Vulcan Materials Co. reported quarterly results that came in below analyst forecasts, a reflection of softer demand from the residential construction sector and ongoing cost pressures. The company’s fourth-quarter revenue totaled $1.91 billion for the period ended December 31, a 3.2% increase from the prior year, yet this figure missed the consensus expectation of $1.96 billion compiled by LSEG.

Shares of the construction materials producer dropped more than 7% in premarket trading after the results were released.

The firm attributed part of the demand drag to high mortgage rates, which have cooled homebuying activity and slowed the initiation of new residential projects. At the same time, persistent inflation has continued to elevate both material and labor costs, a dynamic that has reduced demand for construction supplies from companies such as Vulcan.

Vulcan’s largest business, construction aggregates - which include sand, gravel and crushed stone - generated $1.52 billion in revenue in the quarter, up from $1.47 billion a year earlier. Despite the aggregate revenue increase, on an adjusted basis the company reported earnings of $1.70 per share, below the average analyst forecast of $2.11 per share.

Looking ahead, Vulcan provided a 2026 shipment outlook and an earnings range rather than a specific earnings-per-share target. Management expects total shipments in 2026 to rise 1% to 3% compared with 2025 levels. The company also projected full-year adjusted EBITDA in a range between $2.4 billion and $2.6 billion.

“We expect continued strength in public construction activity and improving private nonresidential opportunities, a combination that should benefit an already healthy pricing environment,” said CEO Ronnie Pruitt.

That guidance underscores management’s view that public construction and nonresidential private projects could help offset the softness in residential activity, and that pricing conditions remain supportive despite broader demand challenges and input cost inflation.


Financial detail recap:

  • Quarterly revenue: $1.91 billion, up 3.2% year-over-year (analyst consensus $1.96 billion).
  • Aggregates revenue: $1.52 billion, up from $1.47 billion a year earlier.
  • Adjusted profit: $1.70 per share (analysts expected $2.11 per share).
  • 2026 shipment guidance: increase of 1% to 3% versus 2025.
  • 2026 adjusted EBITDA guidance: $2.4 billion to $2.6 billion.

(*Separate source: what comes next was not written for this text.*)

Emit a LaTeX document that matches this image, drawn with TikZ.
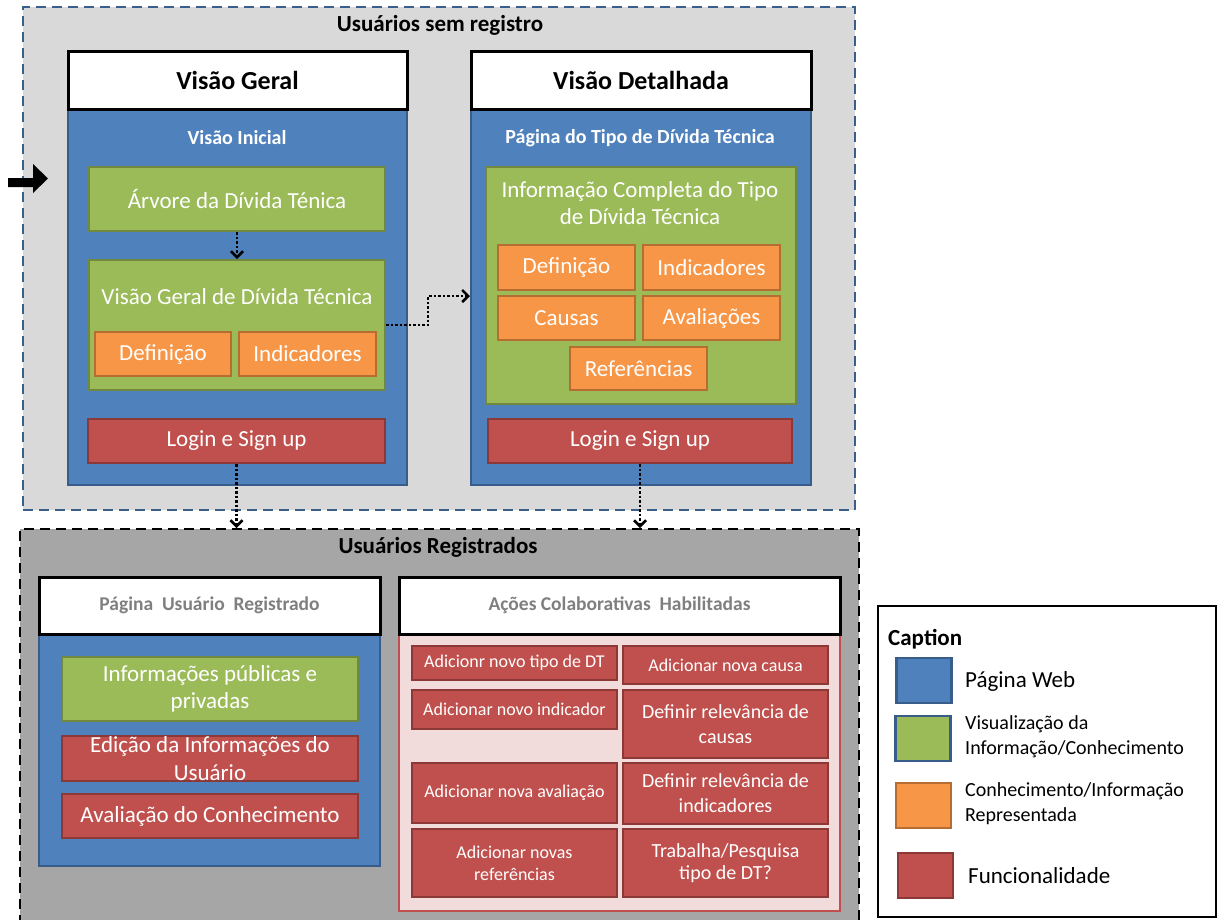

The results and outlook reflect a mix of demand headwinds in residential construction alongside what management describes as healthy pricing in other end markets. Investors reacted quickly to the earnings shortfall, driving the premarket share decline.

Risks

  • High mortgage rates have cooled homebuying and slowed new residential project starts, reducing demand for construction materials - this primarily impacts the residential construction sector and related building-materials markets.
  • Persistent inflation continues to push up material and labor costs, weighing on margins and demand in the construction supplies sector.
  • Reliance on public construction strength and improving private nonresidential activity creates exposure to shifts in government spending and nonresidential project pipelines, which could affect pricing and volumes.